Chinese President Xi Jinping told Russia's Vladimir Putin that the international situation was gripped by chaos but that Beijing's strategic partnership with Moscow was a force for stability amid the most significant changes seen in a century.
Xi and Putin in May pledged a "new era" of partnership between the two most powerful rivals of the United States, which they cast as an aggressive Cold War hegemon sowing chaos across the world.
"At present, the world is going through changes unseen in a hundred years, the international situation is intertwined with chaos," Xi told Putin in the Russian city of Kazan at the opening of the BRICS summit.

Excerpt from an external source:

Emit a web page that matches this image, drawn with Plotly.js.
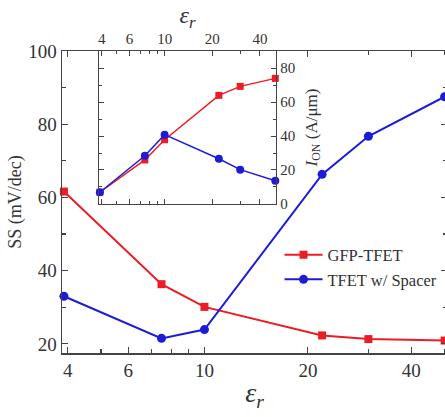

"But I firmly believe that the friendship between China and Russia will continue for generations, and great countries' responsibility to their people will not change."
Russia, waging war against NATO-supplied Ukrainian forces, and China, under pressure from a concerted U.S. effort to counter its growing military and economic strength, increasingly have found common geopolitical cause.
Russia and China, pushing back against perceived humiliations of the 1991 Soviet collapse and centuries of European colonial dominance of China, have sought to portray the West as decadent and in decline.
The United States casts China as its biggest competitor and Russia as its biggest nation-state threat, and President Joe Biden has said the democracies face a challenge from autocracies such as China and Russia.
Biden has referred to Xi as a "dictator" and has said Putin is a "killer" and even a "crazy SOB". Beijing and Moscow have scolded Biden for the comments.
Putin called Xi "dear friend" and said the partnership with China was a force for stability in the world.
"Russian-Chinese cooperation in world affairs is one of the main stabilising factors on the world stage," Putin said.
"We intend to further enhance coordination on all multilateral platforms in order to ensure global security and a just world order."
Xi said cooperation in the BRICS group was "the most important platform for solidarity and cooperation between emerging market countries and developing countries in the world today."
He said it was "a mainstay force in promoting the realization of equal and orderly global multipolarity, as well as inclusive and tolerant economic globalisation."